In fact, just today, Turkey’s Prime Minister Binali Yildrim railed at Clinton for talking about arming Kurdish fighters during the second presidential debate, saying she would “support Kurds in the region, terrorist organizations, with arms if she is elected.”
Later in her memo to Podesta, Clinton said the Iraqi ISIS situation is “merely the latest and most dangerous example of the regional restructuring that is taking place across North Africa, all the way to the Turkish border”:
These developments are important to the U.S. for reasons that often differ from country to country: energy and moral commitment to Iraq, energy issues in Libya, and strategic commitments in Jordan. At the same time, as Turkey moves toward a new, more serious Islamic reality, it will be important for them to realize that we are willing to take serious actions, which can be sustained to protect our national interests. This course of action offers the potential for success, as opposed to large scale, traditional military campaigns, that are too expensive and awkward to maintain over time.
Clinton’s view of the global ISIS threat, circa 2014, was considerably different from what the Obama Administration was telling the general public, and very different from Barack Obama’s infamous January 2014 dismissal of the Islamic State as the “jayvee team” of terrorism. Clinton has defended Obama’s foolish comment in public, but half a year later, she didn’t seem to see them as a junior-varsity squad at all:
If we do not take the changes needed to make our security policy in the region more realistic, there is a real danger of ISIL veterans moving on to other countries to facilitate operations by Islamist forces. This is already happening in Libya and Egypt, where fighters are returning from Syria to work with local forces.

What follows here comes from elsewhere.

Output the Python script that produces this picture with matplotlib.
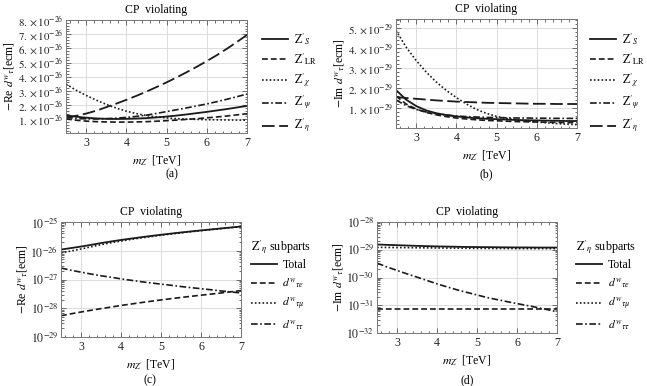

ISIL is only the latest and most violent example of this process. If we don’t act to defeat them in Iraq something even more violent and dangerous will develop. Successful military operations against these very irregular but determined forces can only be accomplished by making proper use of clandestine/special operations resources, in coordination with airpower, and established local allies.
There is, unfortunately, a narrow window of opportunity on this issue, as we need to act before an ISIL state becomes better organized and reaches into Lebanon and Jordan.
Clinton’s memo to Podesta closed out with assurances that Iraq’s government could be made comfortable with increased autonomy for the Kurds, if the Kurdistan Regional Government did not “exclude the Iraqi government from participation in the management of the oil fields around Kirkuk, and the Mosel Dam hydroelectric facility.”
This was sensible advice, if rather discordant with years of liberals screaming that oil is the planet-destroying root of all evil, and American foreign policy should never be tainted with sinister oil concerns.
But then she voiced the same faith in moderate rebel forces that has come to so much grief in Syria:
At the same time we will be able to work with the Peshmerga as they pursue ISIL into disputed areas of Eastern Syria, coordinating with FSA troops who can move against ISIL from the North. This will make certain Basher al Assad does not gain an advantage from these operations.
Bashar Assad has gained all the advantages he needed since 2014, with the help of Russia and Iran. The Obama Administration has been standing on the sidelines and fuming while its erstwhile Syrian allies are ground into mincemeat. This would seem to present a long-term problem for the Obama/Clinton doctrine of recruiting local forces to handle all military interventions: how eager will such forces be to ally with the United States, after what happened to the Syrian opposition?